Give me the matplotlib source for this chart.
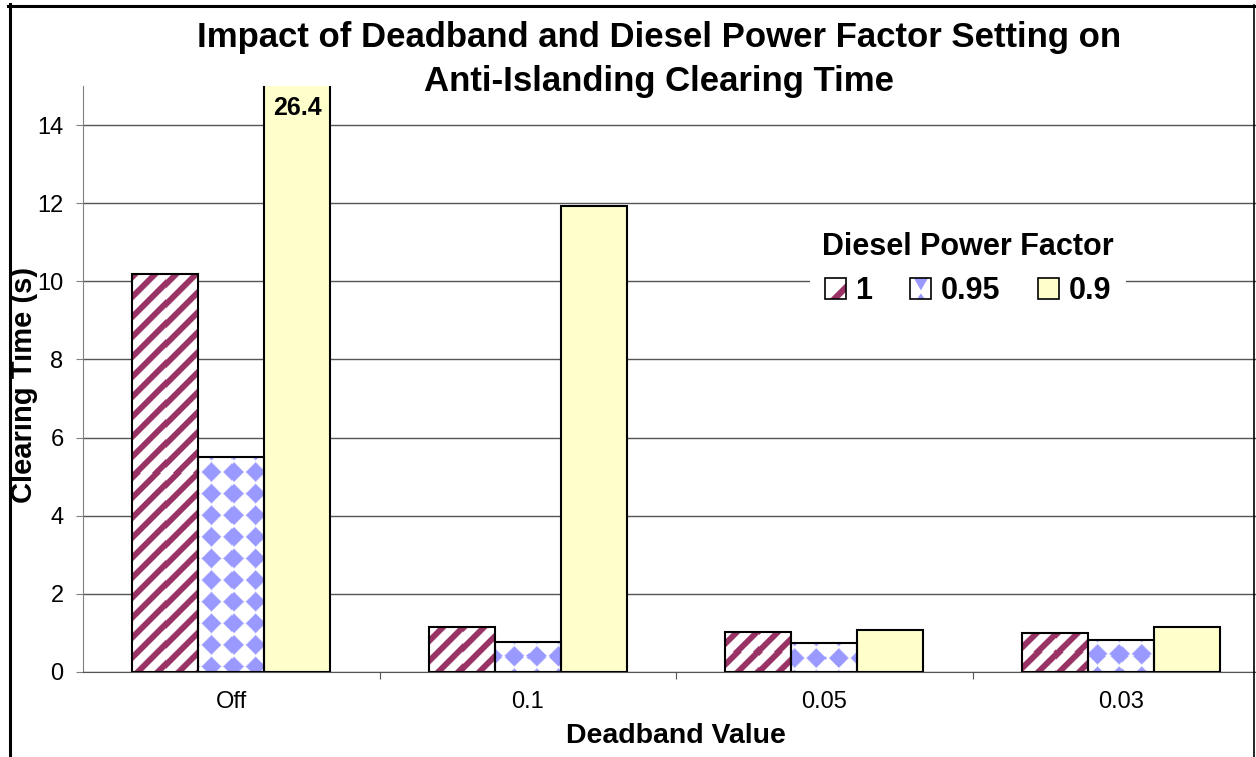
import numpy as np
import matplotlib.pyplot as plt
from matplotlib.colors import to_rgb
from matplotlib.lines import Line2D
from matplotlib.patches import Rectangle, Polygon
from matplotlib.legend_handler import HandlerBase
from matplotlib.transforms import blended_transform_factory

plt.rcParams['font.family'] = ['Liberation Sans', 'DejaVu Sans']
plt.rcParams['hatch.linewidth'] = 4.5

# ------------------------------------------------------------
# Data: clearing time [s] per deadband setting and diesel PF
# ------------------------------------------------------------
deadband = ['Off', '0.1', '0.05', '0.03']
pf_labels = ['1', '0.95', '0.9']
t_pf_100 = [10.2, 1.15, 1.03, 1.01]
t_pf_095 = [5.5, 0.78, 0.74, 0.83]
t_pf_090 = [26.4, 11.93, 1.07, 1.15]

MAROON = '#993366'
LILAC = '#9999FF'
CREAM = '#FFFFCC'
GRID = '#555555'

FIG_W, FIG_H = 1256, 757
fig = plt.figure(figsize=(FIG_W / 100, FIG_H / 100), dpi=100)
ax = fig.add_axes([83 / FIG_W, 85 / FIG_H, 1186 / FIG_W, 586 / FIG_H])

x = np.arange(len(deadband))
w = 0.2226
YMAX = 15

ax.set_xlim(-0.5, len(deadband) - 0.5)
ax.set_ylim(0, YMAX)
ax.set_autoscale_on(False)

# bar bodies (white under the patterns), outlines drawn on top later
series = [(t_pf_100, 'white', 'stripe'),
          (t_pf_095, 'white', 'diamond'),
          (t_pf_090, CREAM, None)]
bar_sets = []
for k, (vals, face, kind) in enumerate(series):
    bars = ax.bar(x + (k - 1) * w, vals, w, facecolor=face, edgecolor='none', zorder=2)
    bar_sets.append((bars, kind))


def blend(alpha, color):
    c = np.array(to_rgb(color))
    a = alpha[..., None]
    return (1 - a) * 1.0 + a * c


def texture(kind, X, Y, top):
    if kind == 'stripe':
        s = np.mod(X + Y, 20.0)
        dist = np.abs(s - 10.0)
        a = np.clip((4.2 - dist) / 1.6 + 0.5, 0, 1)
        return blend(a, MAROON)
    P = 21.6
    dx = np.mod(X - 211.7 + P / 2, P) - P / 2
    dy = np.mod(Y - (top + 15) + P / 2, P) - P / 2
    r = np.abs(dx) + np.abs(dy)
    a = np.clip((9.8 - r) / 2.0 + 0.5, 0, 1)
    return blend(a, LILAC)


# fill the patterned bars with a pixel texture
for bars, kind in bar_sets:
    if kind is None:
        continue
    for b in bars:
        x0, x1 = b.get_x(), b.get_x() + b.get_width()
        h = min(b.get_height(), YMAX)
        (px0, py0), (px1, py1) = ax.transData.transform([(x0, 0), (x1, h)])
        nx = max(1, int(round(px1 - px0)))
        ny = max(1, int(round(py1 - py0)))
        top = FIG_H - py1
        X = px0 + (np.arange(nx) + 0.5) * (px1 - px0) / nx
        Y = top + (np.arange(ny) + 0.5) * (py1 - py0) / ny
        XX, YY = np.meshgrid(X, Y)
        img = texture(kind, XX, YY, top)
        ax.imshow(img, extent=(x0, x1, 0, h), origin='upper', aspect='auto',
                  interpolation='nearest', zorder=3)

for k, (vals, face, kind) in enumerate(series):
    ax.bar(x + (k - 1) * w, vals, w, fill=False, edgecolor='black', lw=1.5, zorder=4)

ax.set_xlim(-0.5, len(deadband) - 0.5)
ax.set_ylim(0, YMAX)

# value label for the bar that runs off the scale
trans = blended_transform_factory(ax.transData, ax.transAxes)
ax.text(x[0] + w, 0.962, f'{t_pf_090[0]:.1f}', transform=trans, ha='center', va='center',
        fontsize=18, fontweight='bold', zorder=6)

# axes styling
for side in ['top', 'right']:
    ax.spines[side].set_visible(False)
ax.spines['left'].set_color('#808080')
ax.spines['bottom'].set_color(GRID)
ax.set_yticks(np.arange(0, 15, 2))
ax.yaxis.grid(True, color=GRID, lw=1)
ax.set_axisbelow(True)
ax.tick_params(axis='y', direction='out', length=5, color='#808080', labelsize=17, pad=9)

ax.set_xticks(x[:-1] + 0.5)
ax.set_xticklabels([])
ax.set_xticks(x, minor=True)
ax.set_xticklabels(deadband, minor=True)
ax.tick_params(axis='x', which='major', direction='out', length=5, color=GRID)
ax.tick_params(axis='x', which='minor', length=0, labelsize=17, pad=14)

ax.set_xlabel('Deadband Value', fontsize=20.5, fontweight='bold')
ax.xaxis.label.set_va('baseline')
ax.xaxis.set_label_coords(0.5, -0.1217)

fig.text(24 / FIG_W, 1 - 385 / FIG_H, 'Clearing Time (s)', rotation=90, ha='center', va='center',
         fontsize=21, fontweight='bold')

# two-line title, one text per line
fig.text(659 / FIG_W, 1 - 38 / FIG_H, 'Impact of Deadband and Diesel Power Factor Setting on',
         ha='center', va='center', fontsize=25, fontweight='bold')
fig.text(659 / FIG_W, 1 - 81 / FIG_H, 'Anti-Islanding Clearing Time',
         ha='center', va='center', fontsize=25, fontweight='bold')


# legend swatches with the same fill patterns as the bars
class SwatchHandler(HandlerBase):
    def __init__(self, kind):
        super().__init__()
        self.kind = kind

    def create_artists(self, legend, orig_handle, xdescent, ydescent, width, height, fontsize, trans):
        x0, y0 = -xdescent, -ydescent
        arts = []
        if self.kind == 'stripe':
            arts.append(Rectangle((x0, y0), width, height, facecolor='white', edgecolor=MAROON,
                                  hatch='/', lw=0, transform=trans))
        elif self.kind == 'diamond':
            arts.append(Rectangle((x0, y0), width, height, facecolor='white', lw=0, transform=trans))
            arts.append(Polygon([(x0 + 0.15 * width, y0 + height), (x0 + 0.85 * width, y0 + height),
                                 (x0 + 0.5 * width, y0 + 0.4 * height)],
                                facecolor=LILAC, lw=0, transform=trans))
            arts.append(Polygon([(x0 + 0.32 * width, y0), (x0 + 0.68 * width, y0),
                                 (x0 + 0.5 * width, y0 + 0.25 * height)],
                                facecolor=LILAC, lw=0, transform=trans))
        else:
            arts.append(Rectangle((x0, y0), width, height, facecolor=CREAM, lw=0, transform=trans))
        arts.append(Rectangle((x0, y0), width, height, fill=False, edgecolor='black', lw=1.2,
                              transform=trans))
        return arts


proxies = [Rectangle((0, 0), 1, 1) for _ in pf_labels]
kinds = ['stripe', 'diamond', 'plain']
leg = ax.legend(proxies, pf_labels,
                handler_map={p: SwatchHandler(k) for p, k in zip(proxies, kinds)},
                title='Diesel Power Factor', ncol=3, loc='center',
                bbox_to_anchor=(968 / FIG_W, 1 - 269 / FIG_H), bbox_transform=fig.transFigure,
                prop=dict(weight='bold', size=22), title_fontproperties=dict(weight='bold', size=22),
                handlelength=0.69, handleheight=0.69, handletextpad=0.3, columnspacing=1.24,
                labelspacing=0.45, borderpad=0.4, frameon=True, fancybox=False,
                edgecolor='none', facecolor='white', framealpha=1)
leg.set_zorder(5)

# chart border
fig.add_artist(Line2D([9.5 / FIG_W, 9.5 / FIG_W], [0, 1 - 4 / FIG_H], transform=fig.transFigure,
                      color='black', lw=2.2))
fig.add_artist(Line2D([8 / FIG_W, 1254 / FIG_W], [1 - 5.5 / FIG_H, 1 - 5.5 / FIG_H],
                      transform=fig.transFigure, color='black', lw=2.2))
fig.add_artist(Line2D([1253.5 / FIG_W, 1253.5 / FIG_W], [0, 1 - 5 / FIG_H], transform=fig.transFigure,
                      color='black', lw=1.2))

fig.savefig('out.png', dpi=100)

----

▶ _SET PROBLEM_: Begin at the first line of the data above and repeat each line exactly, stopping after the line containing "from matplotlib.transforms import". Omit the pictures.

▶ _RESPONSE FOR THIS EXERCISE_:
Give me the matplotlib source for this chart.
import numpy as np
import matplotlib.pyplot as plt
from matplotlib.colors import to_rgb
from matplotlib.lines import Line2D
from matplotlib.patches import Rectangle, Polygon
from matplotlib.legend_handler import HandlerBase
from matplotlib.transforms import blended_transform_factory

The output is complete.